Thankfully, it’s easy to find a good one, courtesy The Magical Internet. The Baseball Scorecard keeps half-a-million types, and I have personally used their vertical version happily for the past seven years. I also have no complaints about Squaretender’s Perfect Scorecard, which has the added bonus of doing it all on one side of a sheet of paper. I’ve kept all my cards from the last ten years in a three-ring binder, putting the cards in page-sleeves. It’s sloppy, but it works well enough, plus there’s room in there for ballpark programs and ticket stubs.
If you want to step up to something a little more permanent, Amazon has a number of the options you probably remember from your youth in a dugout (or your beer-league team). These tend to be big and clunky, however, and suffer from the same consistency problem.

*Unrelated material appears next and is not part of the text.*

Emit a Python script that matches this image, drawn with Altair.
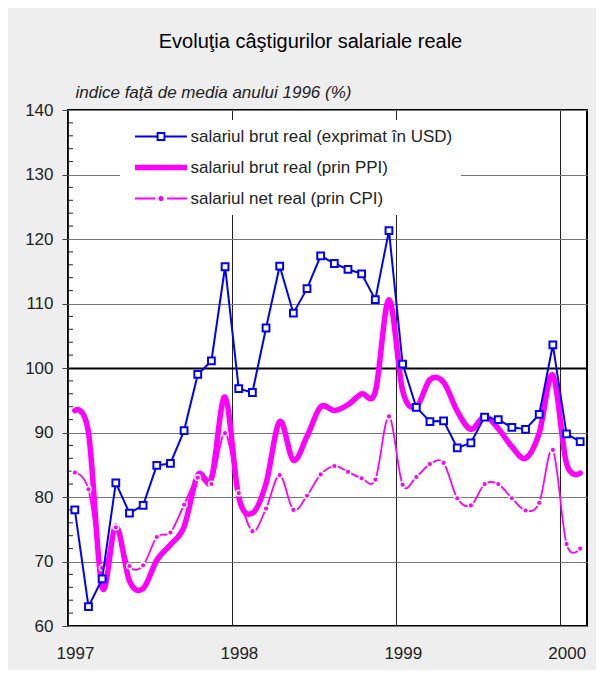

Instead, I recommend Eephus League, where Bethany Heck energized a bunch of baseball fans through Kickstarter and has created a wonderful product for OCD scorekeepers everywhere.

The double rainbow of scorebooks.
I just ordered three of these for the near future, as they are magnificent. Each game gets four pages to itself. It’s bound up beautifully, like a little basebally Moleskine, because let’s face it, baseball is the Sport of Hipsters. (Also, the cover is mustard-resistant.) They even come with stickers. STICKERS, PEOPLE. I plan on using the W and L stickers at work during contract review as a passive-aggressive way to give feedback. E-6, you moron, you just let that limitation of liability clause roll right through your legs, didn’t you?
And once you’ve learned how to score – which I’m not going to go into here, but let me Google it for you – all that’s left is developing your own personal style.

We can't all have Spudart's style, because Spudart is a hero.
Some suggestions, from my personal repertoire:
- Full lines on the diamond for hits; dots on the bases for walk, FCs, errors, steals, everything else.
- I put players’ uniform numbers in the corners near advanced bases to signify who advanced the runner, but then, I also arrange my socks by age.
- If you say “7″ for a fly to left field instead of “F7″, you’ll never want to tear your hair out when the left fielder catches that ball in foul territory.
- I use “DP 6-4-3″ instead of “6-4-3″ because double plays should pop on the page. They earned it, goshdarnit.
- Similarly, it’s often too hard to tell a filled-in diamond was a homerun, so I generally draw a line from the plate to where it left the yard.
- Score in ink, you wimp. I bet you do the Times crossword in pencil and drive with at least one hand on the wheel, too.
If you’ve gotten this far and you want more musings on the art of the scorecard, I wholeheartedly recommend wasting an afternoon at Squaretender, which has some fantastic examples of committed ‘keepers.
Scorekeeping is not a dying art; on the contrary, as baseball fans obsess harder over the stats, I think we’re going to see a renaissance in scorebook art. I’m not going to go get one tattooed on my back, but if you feel like showing your commitment, I recommend that as a good place to start.